Backlighting is one of the most powerful tools in fall photography. When the sun is behind a tree full of colorful leaves, the leaves become translucent, glowing with an intensity that front-lit or overcast conditions cannot match. Position yourself so the sun shines through the foliage rather than onto it. The difference is dramatic. Front-lit leaves look painted on. Backlit leaves look like they are made of stained glass. Understanding how light direction affects your subject is one of the most important skills in seasonal photography.

Overcast days have their own appeal in autumn. Soft, diffused light from a cloudy sky eliminates harsh shadows and saturates colors. Fall foliage often looks more vivid under overcast skies because there are no bright highlights or deep shadows to distract from the color. Use overcast days for forest interiors, close-up leaf details, and any scene where even lighting helps. A circular polarizer filter can further boost color saturation and reduce glare on wet leaves.

Morning mist is one of autumn’s signature atmospheric conditions. Cool nights followed by warm days create fog in valleys, over rivers, and across fields. Arrive early, before sunrise if possible, to catch the mist at its thickest. As the sun rises and begins to burn through the fog, the interplay of warm light and cool mist creates ethereal, layered images that are unique to this time of year.

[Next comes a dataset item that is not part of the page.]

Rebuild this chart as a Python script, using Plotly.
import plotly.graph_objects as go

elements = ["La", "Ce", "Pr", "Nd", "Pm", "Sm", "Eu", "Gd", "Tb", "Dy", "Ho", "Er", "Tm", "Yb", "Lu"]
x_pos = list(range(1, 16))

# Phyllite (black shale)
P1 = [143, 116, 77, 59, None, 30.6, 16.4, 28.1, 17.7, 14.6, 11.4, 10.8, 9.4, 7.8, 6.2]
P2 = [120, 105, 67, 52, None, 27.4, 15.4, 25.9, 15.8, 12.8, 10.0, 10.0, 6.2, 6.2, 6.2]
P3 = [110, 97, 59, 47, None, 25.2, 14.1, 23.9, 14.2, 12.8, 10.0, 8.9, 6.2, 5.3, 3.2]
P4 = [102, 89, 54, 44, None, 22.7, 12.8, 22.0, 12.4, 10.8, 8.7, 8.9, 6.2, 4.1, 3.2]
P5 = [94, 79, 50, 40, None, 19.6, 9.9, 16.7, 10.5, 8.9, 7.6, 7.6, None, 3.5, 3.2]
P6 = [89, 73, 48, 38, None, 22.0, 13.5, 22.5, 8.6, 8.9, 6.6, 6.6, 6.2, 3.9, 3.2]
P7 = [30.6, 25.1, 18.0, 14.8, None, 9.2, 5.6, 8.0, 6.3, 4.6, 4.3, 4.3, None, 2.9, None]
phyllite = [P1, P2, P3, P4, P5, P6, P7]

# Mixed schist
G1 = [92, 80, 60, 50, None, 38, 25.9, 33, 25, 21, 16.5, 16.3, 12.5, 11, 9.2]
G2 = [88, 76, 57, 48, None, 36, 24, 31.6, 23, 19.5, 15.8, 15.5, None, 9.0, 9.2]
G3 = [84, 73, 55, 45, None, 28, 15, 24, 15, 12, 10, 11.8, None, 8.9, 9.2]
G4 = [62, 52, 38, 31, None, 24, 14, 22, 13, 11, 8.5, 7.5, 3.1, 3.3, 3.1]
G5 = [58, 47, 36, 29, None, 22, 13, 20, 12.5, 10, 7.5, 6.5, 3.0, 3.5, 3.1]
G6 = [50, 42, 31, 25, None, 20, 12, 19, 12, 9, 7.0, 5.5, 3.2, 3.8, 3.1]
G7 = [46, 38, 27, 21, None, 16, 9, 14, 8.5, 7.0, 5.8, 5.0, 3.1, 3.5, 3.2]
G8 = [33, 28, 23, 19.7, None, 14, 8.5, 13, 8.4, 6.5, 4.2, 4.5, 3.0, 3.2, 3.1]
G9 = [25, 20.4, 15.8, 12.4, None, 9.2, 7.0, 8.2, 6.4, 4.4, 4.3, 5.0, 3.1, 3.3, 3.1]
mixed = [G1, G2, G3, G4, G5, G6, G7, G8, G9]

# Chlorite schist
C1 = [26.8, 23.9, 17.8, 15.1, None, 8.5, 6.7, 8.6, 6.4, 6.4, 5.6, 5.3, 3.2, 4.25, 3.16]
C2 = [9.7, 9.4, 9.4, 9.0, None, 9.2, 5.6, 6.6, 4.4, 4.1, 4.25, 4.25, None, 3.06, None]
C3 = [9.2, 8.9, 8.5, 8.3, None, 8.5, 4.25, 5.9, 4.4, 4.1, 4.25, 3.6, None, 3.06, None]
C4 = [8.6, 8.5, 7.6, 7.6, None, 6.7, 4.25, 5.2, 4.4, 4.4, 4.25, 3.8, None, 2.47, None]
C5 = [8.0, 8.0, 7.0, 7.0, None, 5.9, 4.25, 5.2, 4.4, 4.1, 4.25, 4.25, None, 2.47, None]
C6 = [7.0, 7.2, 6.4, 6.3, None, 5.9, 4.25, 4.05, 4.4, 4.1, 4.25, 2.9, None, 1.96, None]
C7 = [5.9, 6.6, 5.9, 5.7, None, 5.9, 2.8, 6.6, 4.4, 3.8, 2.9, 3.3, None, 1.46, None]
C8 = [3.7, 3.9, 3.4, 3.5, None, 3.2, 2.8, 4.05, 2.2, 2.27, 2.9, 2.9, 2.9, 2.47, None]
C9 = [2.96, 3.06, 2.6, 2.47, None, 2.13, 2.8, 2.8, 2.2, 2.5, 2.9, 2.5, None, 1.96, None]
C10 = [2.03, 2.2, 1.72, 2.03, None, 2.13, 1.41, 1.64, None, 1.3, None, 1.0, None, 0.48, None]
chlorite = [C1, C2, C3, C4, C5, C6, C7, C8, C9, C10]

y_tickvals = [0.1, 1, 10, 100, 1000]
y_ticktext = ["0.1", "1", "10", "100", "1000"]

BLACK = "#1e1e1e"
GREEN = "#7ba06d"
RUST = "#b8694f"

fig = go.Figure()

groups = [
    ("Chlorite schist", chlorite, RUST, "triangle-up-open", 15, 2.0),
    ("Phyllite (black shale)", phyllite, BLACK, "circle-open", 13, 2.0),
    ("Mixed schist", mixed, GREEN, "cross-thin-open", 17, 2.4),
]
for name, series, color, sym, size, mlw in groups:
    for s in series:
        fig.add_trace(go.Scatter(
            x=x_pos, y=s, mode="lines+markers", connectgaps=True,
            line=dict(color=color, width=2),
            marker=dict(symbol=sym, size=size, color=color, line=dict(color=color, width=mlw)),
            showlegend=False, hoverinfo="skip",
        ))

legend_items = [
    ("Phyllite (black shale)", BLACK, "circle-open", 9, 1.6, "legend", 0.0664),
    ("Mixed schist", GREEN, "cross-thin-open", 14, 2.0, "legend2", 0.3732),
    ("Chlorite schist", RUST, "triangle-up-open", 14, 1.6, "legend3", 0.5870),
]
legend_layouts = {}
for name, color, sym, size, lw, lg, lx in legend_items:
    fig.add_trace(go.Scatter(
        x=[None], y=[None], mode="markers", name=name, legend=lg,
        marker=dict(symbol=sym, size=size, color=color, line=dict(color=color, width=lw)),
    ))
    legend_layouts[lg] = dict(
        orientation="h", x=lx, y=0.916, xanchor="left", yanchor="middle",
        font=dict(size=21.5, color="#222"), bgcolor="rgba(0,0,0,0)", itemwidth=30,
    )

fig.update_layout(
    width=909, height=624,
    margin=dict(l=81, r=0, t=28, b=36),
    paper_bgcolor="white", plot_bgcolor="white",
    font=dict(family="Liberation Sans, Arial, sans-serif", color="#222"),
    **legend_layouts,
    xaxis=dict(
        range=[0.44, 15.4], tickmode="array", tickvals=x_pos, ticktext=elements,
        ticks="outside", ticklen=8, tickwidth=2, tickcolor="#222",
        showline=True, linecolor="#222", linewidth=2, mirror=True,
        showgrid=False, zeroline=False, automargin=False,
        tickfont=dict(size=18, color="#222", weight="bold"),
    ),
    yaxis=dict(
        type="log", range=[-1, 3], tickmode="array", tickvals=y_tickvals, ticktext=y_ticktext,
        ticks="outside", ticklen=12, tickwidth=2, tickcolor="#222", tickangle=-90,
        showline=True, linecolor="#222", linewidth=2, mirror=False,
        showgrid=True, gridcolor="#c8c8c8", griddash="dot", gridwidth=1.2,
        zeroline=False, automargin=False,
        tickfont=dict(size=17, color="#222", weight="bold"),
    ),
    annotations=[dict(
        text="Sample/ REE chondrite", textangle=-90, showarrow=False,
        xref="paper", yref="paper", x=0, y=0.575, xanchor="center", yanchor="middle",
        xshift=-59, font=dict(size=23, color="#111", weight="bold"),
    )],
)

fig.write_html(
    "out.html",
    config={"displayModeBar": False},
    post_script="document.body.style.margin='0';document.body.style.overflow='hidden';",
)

Do not forget the late afternoon light. In autumn, the sun sets earlier and the angle of descent creates particularly long, golden stretches of light in the final two hours before sunset. Leaves that looked ordinary at noon become luminous at 4pm when the sun slips below the treeline and shafts of warm light cut through the forest. Shooting toward the light during these moments, with your ISO raised to maintain a fast shutter speed as the light fades, captures an intensity of color that midday cannot produce.

Composing with Color

Autumn provides an abundance of color, and that abundance can be a trap. A frame filled entirely with colorful leaves has no focal point, no story, and no visual rest. The viewer’s eye bounces around without settling on anything. Strong fall compositions use color strategically rather than indiscriminately.

Look for color contrast. A single red maple against a backdrop of green pines creates a natural focal point. A yellow birch standing beside a dark evergreen pops with intensity. The complementary relationship between warm autumn tones and cool greens, blues, or grays gives your images visual tension and depth. An overcast gray sky can actually be a powerful compositional tool against vivid foliage.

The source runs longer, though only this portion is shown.